Those who have built balsa airplanes for years or decades have a long list of shortcuts they have learned. Here are a few of mine which I think will be helpful for new builders.
Make a paper dihedral template
When you build a wing with dihedral, the root ribs need to be leaned inward at a specific angle to give the wings the correct dihedral angle. This is easy to do with a dihedral template, which you can make from a piece of paper. All you need to know is the length of one wing panel, and the amount each wing panel will be raised from the building board. This can be tricky, so make sure you get this part right. Let’s say your plan calls for a 72 inch wingspan and 2.5 inches of dihedral at each tip. In this case our numbers would be 36 inches and 2.5 inches. If your plan says 48 inch span and dihedral 4 inches at one tip with the other wing panel flat on the table, then that’s a 24 inch wing panel. We want to imagine the wing sitting on the table like a V, so we have 2 inches at each tip. If you’re building an 84 inch plane with a 12 inch center section and 4 inches of dihedral at each tip, it gets a bit complicated. You have to make two dihedral joints where the panels join the center section. Imagine one joint sitting on the table like a V with the root ribs standing vertical. The center section is angled up on one side, and the wing panel is angled up on the other. This cuts your 4 inch dihedral at the tip to 2 inches. So your necessary data for our formula is 36 inch panel and 2 inch dihedral. If you find any of this confusing, send me an email and I’ll walk you through it.

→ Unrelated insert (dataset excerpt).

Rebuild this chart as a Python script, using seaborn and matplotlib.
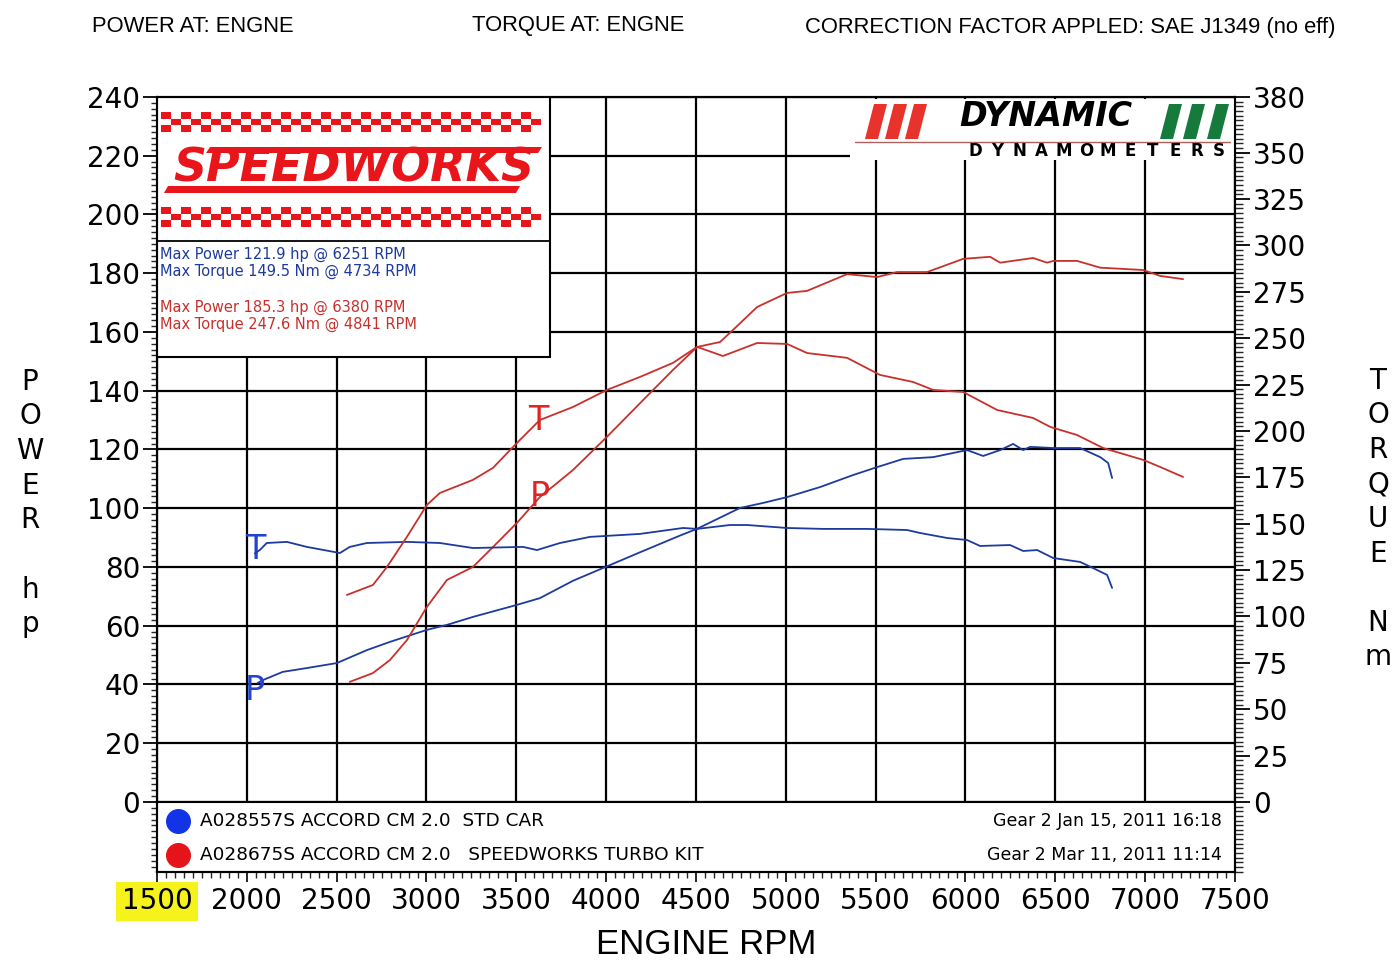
import numpy as np
import pandas as pd
import seaborn as sns
import matplotlib.pyplot as plt
from matplotlib.patches import Rectangle, Polygon
from matplotlib.ticker import MultipleLocator

# std car (blue) - torque in Nm, power in hp
std_torque_rpm = [2045, 2072, 2111, 2223, 2334, 2518, 2573, 2668, 2891, 3075, 3258, 3537, 3615, 3743,
                  3910, 4188, 4428, 4506, 4689, 4784, 5007, 5207, 5452, 5675, 5747, 5898, 6009, 6081,
                  6248, 6321, 6399, 6488, 6638, 6710, 6788, 6816]
std_torque = [134.0, 135.8, 139.6, 140.2, 137.5, 134.2, 137.5, 139.6, 140.2, 139.6, 136.9, 137.5, 135.8, 139.6,
              142.9, 144.5, 147.7, 147.2, 149.3, 149.3, 147.7, 147.2, 147.2, 146.6, 145.0, 142.3, 141.2, 138.0,
              138.5, 135.3, 135.8, 131.5, 129.4, 126.1, 122.4, 115.4]
std_power_rpm = [2060, 2089, 2200, 2334, 2501, 2668, 2796, 3002, 3114, 3258, 3503, 3631, 3815, 3965,
                 4188, 4411, 4506, 4745, 4873, 5007, 5190, 5374, 5508, 5653, 5820, 6009, 6098, 6193,
                 6265, 6321, 6360, 6488, 6638, 6750, 6794, 6816]
std_power = [40.5, 41.5, 44.3, 45.6, 47.3, 51.7, 54.5, 58.6, 60.3, 63.0, 67.1, 69.4, 75.3, 79.2,
             85.0, 90.7, 93.0, 100.1, 101.8, 103.8, 107.2, 111.3, 114.0, 116.8, 117.4, 119.8, 117.8, 119.8,
             121.9, 119.8, 120.9, 120.5, 120.5, 117.4, 115.4, 110.3]

# turbo kit (red)
turbo_torque_rpm = [2557, 2702, 2780, 2891, 3002, 3075, 3258, 3370, 3503, 3631, 3815, 4004, 4188, 4372,
                    4506, 4650, 4840, 5007, 5118, 5341, 5524, 5708, 5820, 5987, 6176, 6376, 6471, 6621,
                    6766, 6989, 7083, 7211]
turbo_torque = [111.6, 117.0, 126.7, 142.9, 160.1, 166.6, 173.6, 180.1, 193.5, 205.9, 212.9, 222.1, 229.1, 236.7,
                245.3, 240.4, 247.4, 246.9, 242.0, 239.4, 230.2, 226.4, 222.1, 221.0, 211.3, 207.0, 202.2, 197.8,
                190.8, 184.4, 180.6, 175.2]
turbo_power_rpm = [2573, 2702, 2796, 2891, 3002, 3114, 3258, 3370, 3503, 3631, 3815, 4004, 4244, 4372,
                   4506, 4634, 4706, 4840, 5007, 5118, 5341, 5508, 5619, 5786, 5987, 6137, 6193, 6376,
                   6454, 6488, 6621, 6750, 6989, 7083, 7211]
turbo_power = [40.9, 43.9, 48.3, 55.1, 66.4, 75.6, 80.0, 86.8, 95.0, 103.8, 113.0, 124.3, 139.2, 147.1,
               154.9, 156.6, 160.7, 168.5, 173.3, 174.0, 179.7, 178.7, 180.4, 180.4, 184.9, 185.6, 183.6, 185.2,
               183.6, 184.2, 184.2, 181.9, 181.1, 179.1, 178.0]

rpm_ticks = list(range(1500, 7501, 500))
hp_ticks = list(range(0, 241, 20))
nm_ticks = list(range(0, 351, 25)) + [380]

runs = ["A028557S ACCORD CM 2.0  STD CAR", "A028675S ACCORD CM 2.0   SPEEDWORKS TURBO KIT"]
run_dates = ["Gear 2 Jan 15, 2011 16:18", "Gear 2 Mar 11, 2011 11:14"]
peak_lines = ["Max Power 121.9 hp @ 6251 RPM", "Max Torque 149.5 Nm @ 4734 RPM",
              "Max Power 185.3 hp @ 6380 RPM", "Max Torque 247.6 Nm @ 4841 RPM"]

BLUE = "#1d3a9e"
RED = "#c8302c"

sns.set_theme(style="ticks", rc={"text.color": "black", "axes.labelcolor": "black"})
plt.rcParams['font.family'] = ['DejaVu Sans']

fig = plt.figure(figsize=(13.97, 9.6), dpi=100)
ax = fig.add_axes([157 / 1397, 1 - 872 / 960, 1078 / 1397, 775 / 960])
ax2 = ax.twinx()

std_t = pd.DataFrame({"rpm": std_torque_rpm, "val": std_torque})
std_p = pd.DataFrame({"rpm": std_power_rpm, "val": std_power})
tur_t = pd.DataFrame({"rpm": turbo_torque_rpm, "val": turbo_torque})
tur_p = pd.DataFrame({"rpm": turbo_power_rpm, "val": turbo_power})

sns.lineplot(data=std_p, x="rpm", y="val", ax=ax, color=BLUE, lw=1.3, estimator=None)
sns.lineplot(data=tur_p, x="rpm", y="val", ax=ax, color=RED, lw=1.3, estimator=None)
sns.lineplot(data=std_t, x="rpm", y="val", ax=ax2, color=BLUE, lw=1.3, estimator=None)
sns.lineplot(data=tur_t, x="rpm", y="val", ax=ax2, color=RED, lw=1.3, estimator=None)

# bottom of the plot hangs below zero for the run legend strip
hp_low = -23.83
ax.set_xlim(1500, 7500)
ax.set_ylim(hp_low, 240)
ax2.set_ylim(hp_low * 380 / 240, 380)

ax.set_xticks(rpm_ticks)
ax.set_xticklabels([str(t) for t in rpm_ticks])
ax.set_yticks(hp_ticks)
ax.set_yticklabels([str(t) for t in hp_ticks])
ax2.set_yticks(nm_ticks)
ax2.set_yticklabels([str(t) for t in nm_ticks])
ax.xaxis.set_minor_locator(MultipleLocator(50))
ax.yaxis.set_minor_locator(MultipleLocator(2))
ax2.yaxis.set_minor_locator(MultipleLocator(2.5))
ax.set_xlabel("")
ax.set_ylabel("")
ax2.set_ylabel("")

ax.grid(True, which="major", color="black", lw=1.6)
ax2.grid(False)
for a in (ax, ax2):
    for s in a.spines.values():
        s.set_color("black")
        s.set_linewidth(1.5)

ax.tick_params(axis="y", which="major", direction="out", length=10, width=1.3, labelsize=20, pad=2, colors="black")
ax.tick_params(axis="y", which="minor", direction="out", length=4, width=1, left=True)
ax.tick_params(axis="x", which="major", direction="out", length=7, width=1.2, labelsize=20, pad=4, colors="black")
ax.tick_params(axis="x", which="minor", direction="out", length=4, width=1, bottom=True)
ax2.tick_params(axis="y", which="major", direction="out", length=11, width=1.3, labelsize=20, pad=2, colors="black")
ax2.tick_params(axis="y", which="minor", direction="out", length=6, width=1, right=True)

ax.get_xticklabels()[0].set_bbox(dict(facecolor="#f6f21c", edgecolor="none", boxstyle="square,pad=0.2"))


def fr(x, y):
    # pixel position on the sheet -> axes fraction
    return ((x - 157) / 1078, (872 - y) / 775)


T = ax.transAxes

# run legend strip
ax.add_patch(Rectangle((1500, hp_low), 6000, -hp_low, facecolor="white", edgecolor="black", lw=1.5, zorder=3))
for i, (name, date, col) in enumerate(zip(runs, run_dates, ["#1234e6", "#e5141a"])):
    yy = 821 + 34 * i
    ax.plot(*fr(178, yy), "o", ms=17, color=col, transform=T, zorder=4, clip_on=False)
    ax.text(*fr(200, yy), name, transform=T, fontsize=13.3, va="center", ha="left", zorder=4)
    ax.text(*fr(1222, yy), date, transform=T, fontsize=12.5, va="center", ha="right", zorder=4)

# speedworks info box
x0, y0 = fr(157, 357)
x1, y1 = fr(550, 97)
ax.add_patch(Rectangle((x0, y0), x1 - x0, y1 - y0, transform=T, facecolor="white", edgecolor="black", lw=1.5, zorder=3))
ax.plot([x0, x1], [fr(0, 241)[1]] * 2, color="black", lw=1.3, transform=T, zorder=4)
for top in (112, 207):
    rh = 20 / 3
    for r in range(3):
        for c in range(38):
            if (r + c) % 2 == 0:
                cx, cy = fr(161 + c * 10, top + (r + 1) * rh)
                ax.add_patch(Rectangle((cx, cy), 10 / 1078, rh / 775, transform=T, facecolor="#e8151b",
                                       edgecolor="none", zorder=4))
ax.add_patch(Polygon([fr(210, 147), fr(542, 147), fr(538, 153), fr(206, 153)], closed=True, transform=T,
                     facecolor="#e8151b", edgecolor="none", zorder=4))
ax.add_patch(Polygon([fr(168, 186), fr(520, 186), fr(516, 193), fr(164, 193)], closed=True, transform=T,
                     facecolor="#e8151b", edgecolor="none", zorder=4))
ax.text(*fr(354, 169), "SPEEDWORKS", transform=T, fontsize=33, fontweight="bold", fontstyle="italic",
        color="#e8151b", ha="center", va="center", zorder=5)
for i, line in enumerate(peak_lines):
    yy = [254, 271, 307, 324][i]
    ax.text(*fr(160, yy), line, transform=T, fontsize=10.5, ha="left", va="center",
            color=BLUE if i < 2 else RED, zorder=5)

# dynamic dynamometers logo
lx0, ly0 = fr(850, 160)
lx1, ly1 = fr(1234, 99)
ax.add_patch(Rectangle((lx0, ly0), lx1 - lx0, ly1 - ly0, transform=T, facecolor="white", edgecolor="none", zorder=3))
for xs, col in ((865, "#e8322c"), (885, "#e8322c"), (905, "#e8322c"),
                (1160, "#157a3c"), (1183, "#157a3c"), (1207, "#157a3c")):
    ax.add_patch(Polygon([fr(xs, 139), fr(xs + 13, 139), fr(xs + 22, 104), fr(xs + 9, 104)], closed=True,
                         transform=T, facecolor=col, edgecolor="none", zorder=4))
ax.plot(*zip(fr(855, 142), fr(1230, 142)), color="#b0605a", lw=1, transform=T, zorder=4)
ax.text(*fr(1046, 117), "DYNAMIC", transform=T, fontsize=24, fontweight="bold", fontstyle="italic",
        color="black", ha="center", va="center", zorder=5)
for i, ch in enumerate("DYNAMOMETERS"):
    ax.text(*fr(975 + i * 22.2, 151), ch, transform=T, fontsize=12, fontweight="bold",
            ha="center", va="center", zorder=5)

# curve tags
ax.text(2045, 86, "T", color="#2343d0", fontsize=24, ha="center", va="center", zorder=5)
ax.text(2045, 38, "P", color="#2343d0", fontsize=24, ha="center", va="center", zorder=5)
ax.text(3620, 130, "T", color="#e02323", fontsize=24, ha="center", va="center", zorder=5)
ax.text(3631, 104, "P", color="#e02323", fontsize=24, ha="center", va="center", zorder=5)

# sheet headers and axis captions
hdr = dict(fontsize=15.8, family=["Liberation Sans", "DejaVu Sans"], va="center", ha="left", color="black")
fig.text(92 / 1397, 1 - 26 / 960, "POWER AT: ENGNE", **hdr)
fig.text(472 / 1397, 1 - 26 / 960, "TORQUE AT: ENGNE", **hdr)
fig.text(805 / 1397, 1 - 27 / 960, "CORRECTION FACTOR APPLED: SAE J1349 (no eff)", **hdr)
fig.text(706 / 1397, 1 - 945 / 960, "ENGINE RPM", fontsize=25, family=["Liberation Sans", "DejaVu Sans"],
         ha="center", va="center", color="black")
fig.text(30 / 1397, 1 - 503 / 960, "P\nO\nW\nE\nR\n\nh\np", fontsize=20, ha="center", va="center",
         linespacing=1.3, color="black")
fig.text(1378 / 1397, 1 - 519 / 960, "T\nO\nR\nQ\nU\nE\n\nN\nm", fontsize=20, ha="center", va="center",
         linespacing=1.3, color="black")

fig.savefig("out.png", dpi=100, facecolor="white")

Now you need a sheet of paper, a ruler, a pencil and an X-Acto knife. We’re going to make a scale model of your root rib angle on the lower left corner of the paper. Let’s use the example with a 48 inch span and 4 inches of dihedral at one tip. The numbers we’re looking for are 24 inches and 2 inches. Use a handy scaling unit that will fit on a sheet of paper. I have a ruler with centimeters on one side, so I just count centimeters. Measure from the lower left corner of the paper 2 cm to the right and make a mark on the lower edge. Measure from the corner 24 cm upwards and make a mark on the left edge.
Now place the ruler on these two points and cut with an X-Acto knife.
Discard the sliver of paper you cut off.
The angle you have created on the corner of the sheet is the angle your root ribs need to lean inwards. To make it easier to see which way to use the template, cut the other corner off so it’s round on that edge. That way you’ll never use the wrong corner by mistake.
Place one edge of this paper flat on the table, and position the rib with the other edge.
If you are working with numbers that are just too big for a sheet of paper, such as a 96 inch wingspan and 5 inches at each tip, you’ll need to scale things down even further. You can’t measure 48 cm on a piece of paper because the paper isn’t that big. Just divide it by some convenient number, but make sure you divide your dihedral number also. You started with 48 and 5, so divide by 2 and get 24 and 2.5. This is small enough to fit on a sheet of paper.
Use sanding dust to fill gaps
Sometimes you glue things together and they just don’t fit. You can use gap filling CA glue, but it tends to run away somewhere before it sets, leaving a gap. So you fill the gap again and shoot it with accelerator. Typically when this is done you are left with a protruding lump of CA that needs to be sanded away. One potential solution is to stick everything together with thin CA, then sand the area around the joint. Use your fingers to push balsa dust into the crack. Brush away the excess so nothing protrudes past the surface, then use thin CA to glue the dust in the crack.
Put your wing spar where it belongs
You have to balance your plane with the correct center of gravity before you fly it. The center of gravity should be marked on the plan sheet. Most of the time it will be right on the spar, or at the rear edge of the spar. This makes it easy to balance the plane because you just put your fingers under the spar and hold the airplane up. Some designers arrange things so the spar and the CG do not coincide, which requires you to mark the CG somewhere else to balance your finished model. Make it easier for yourself. Take note of the CG location on the plans, and when you’re cutting out the wing ribs place the spar notches at the designated center of gravity. I’ve built a lot of planes like this over the years, and I always just move the spar to where it belongs.
Plastic covering for your plans
Just about every construction article will tell you to put something transparent over your plan sheet, then build the plane on top of it. Lots of people use plastic food wrap, which is just about the worst thing, or wax paper, which is almost as bad. The best thing to use is the clear plastic backing from a roll of Monokote. Of course you’ll have to build a plane first and then cover it, and then you’ll be ready for your next building project. This plastic can be used repeatedly. I always save the backing from the wing covering on my largest building projects, which are big enough for just about anything I build.
Put wing sheeting on with the grain going in the correct direction
When you put sheeting on the leading edge of a tapered wing, don’t orient the grain so it’s parallel to the spar, like this:
Orient the grain so it is parallel to the leading edge, like this:
When the grain is diagonal to the leading edge, it tends to make a series of bumps and dips along the edge. When the grain is parallel to the leading edge it tends to lie flat, so it’s easier to make a wing with a nice, smooth surface.